> What you are asked to do: Identify the lines that contain the word "matplotlib", then copy them.

> Stored data:
§ §

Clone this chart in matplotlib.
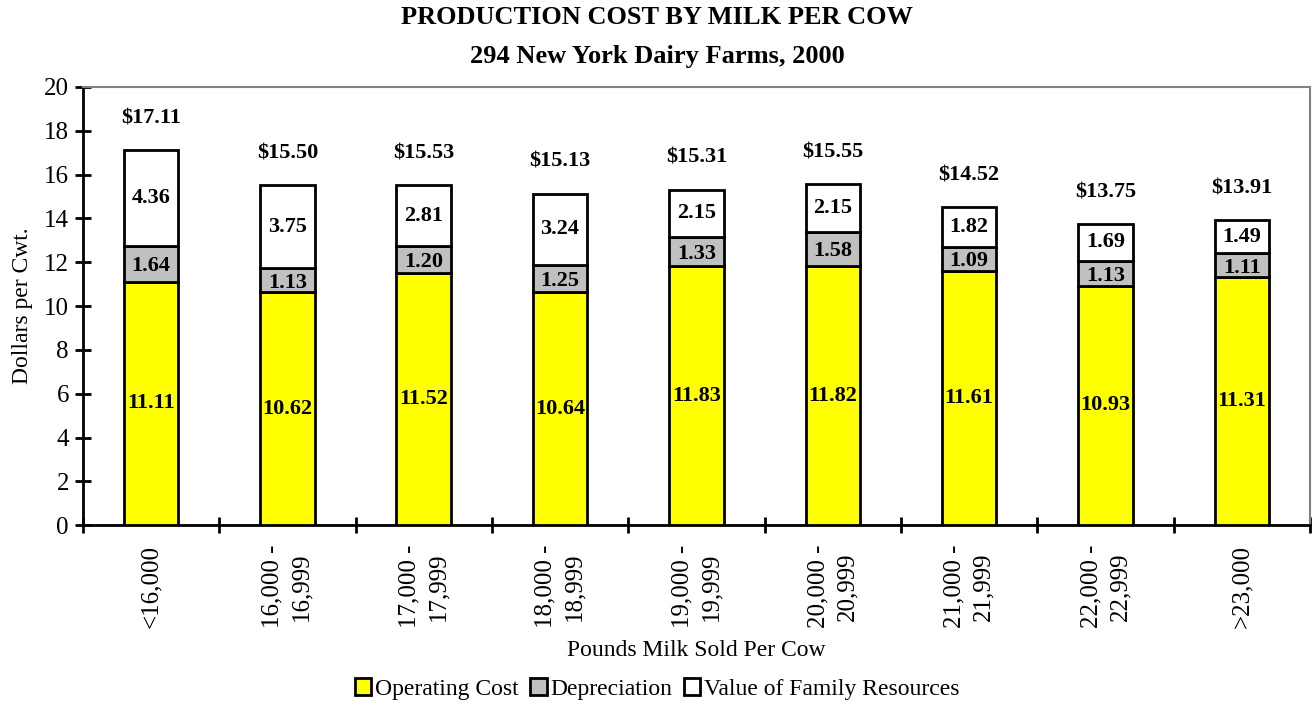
import matplotlib
matplotlib.use("Agg")
import matplotlib.pyplot as plt
import numpy as np

categories = ["<16,000", "16,000 -\n16,999", "17,000 -\n17,999", "18,000 -\n18,999",
              "19,000 -\n19,999", "20,000 -\n20,999", "21,000 -\n21,999",
              "22,000 -\n22,999", ">23,000"]
operating = [11.11, 10.62, 11.52, 10.64, 11.83, 11.82, 11.61, 10.93, 11.31]
depreciation = [1.64, 1.13, 1.20, 1.25, 1.33, 1.58, 1.09, 1.13, 1.11]
family = [4.36, 3.75, 2.81, 3.24, 2.15, 2.15, 1.82, 1.69, 1.49]
totals = [17.11, 15.50, 15.53, 15.13, 15.31, 15.55, 14.52, 13.75, 13.91]

plt.rcParams['font.family'] = ['Liberation Serif', 'DejaVu Serif']

fig = plt.figure(figsize=(13.14, 7.06), dpi=100)
ax = fig.add_axes([0.063, 0.256, 0.934, 0.621])

x = np.arange(len(categories))
op = np.array(operating)
dep = np.array(depreciation)
fam = np.array(family)
w = 0.4
ax.bar(x, op, w, color="#FFFF00", edgecolor="black", linewidth=2, label="Operating Cost", zorder=3)
ax.bar(x, dep, w, bottom=op, color="#C0C0C0", edgecolor="black", linewidth=2, label="Depreciation", zorder=3)
ax.bar(x, fam, w, bottom=op + dep, color="white", edgecolor="black", linewidth=2,
       label="Value of Family Resources", zorder=3)

lab = dict(ha="center", va="center", fontsize=16, fontweight="bold", zorder=4)
for i in range(len(x)):
    ax.text(x[i], op[i] / 2, f"{operating[i]:.2f}", **lab)
    ax.text(x[i], op[i] + dep[i] / 2 - 0.12, f"{depreciation[i]:.2f}", **lab)
    ax.text(x[i], op[i] + dep[i] + fam[i] / 2, f"{family[i]:.2f}", **lab)
    ax.text(x[i], totals[i] + 1.45, f"${totals[i]:.2f}", **lab)

ax.set_xlim(-0.5, len(categories) - 0.5)
ax.set_ylim(0, 20)
ax.set_yticks(range(0, 21, 2))
ax.set_xticks(x)
ax.set_xticklabels(categories, rotation=90, fontsize=18, ha="center", va="top",
                   multialignment="center", linespacing=1.4)
ax.set_xticks(np.arange(-0.5, len(categories), 1), minor=True)
ax.tick_params(axis="x", which="major", length=0, pad=14)
ax.tick_params(axis="x", which="minor", direction="inout", length=12, width=2)
ax.tick_params(axis="y", direction="inout", length=12, width=2, labelsize=18, pad=4)

for s in ["left", "bottom"]:
    ax.spines[s].set_linewidth(2)
for s in ["top", "right"]:
    ax.spines[s].set_color("#808080")
    ax.spines[s].set_linewidth(1.5)

ax.set_ylabel("Dollars per Cwt.", fontsize=17)
ax.yaxis.set_label_coords(-0.049, 0.5)
ax.yaxis.label.set_va("center")
ax.set_xlabel("Pounds Milk Sold Per Cow", fontsize=17)
ax.xaxis.set_label_coords(0.5, -0.285)
ax.xaxis.label.set_va("center")

fig.text(0.5, 1 - 18 / 706, "PRODUCTION COST BY MILK PER COW", ha="center", va="center",
         fontsize=19, fontweight="bold")
fig.text(0.5, 1 - 56 / 706, "294 New York Dairy Farms, 2000", ha="center", va="center",
         fontsize=19, fontweight="bold")

fig.legend(loc="center", bbox_to_anchor=(0.5, 1 - 689 / 706), ncol=3, frameon=False,
           fontsize=17, handlelength=0.7, handleheight=0.7, handletextpad=0.15,
           columnspacing=0.5, borderpad=0, borderaxespad=0)

fig.savefig("out.png", dpi=100)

§ §

> Exercise output:
Clone this chart in matplotlib.
import matplotlib
matplotlib.use("Agg")
import matplotlib.pyplot as plt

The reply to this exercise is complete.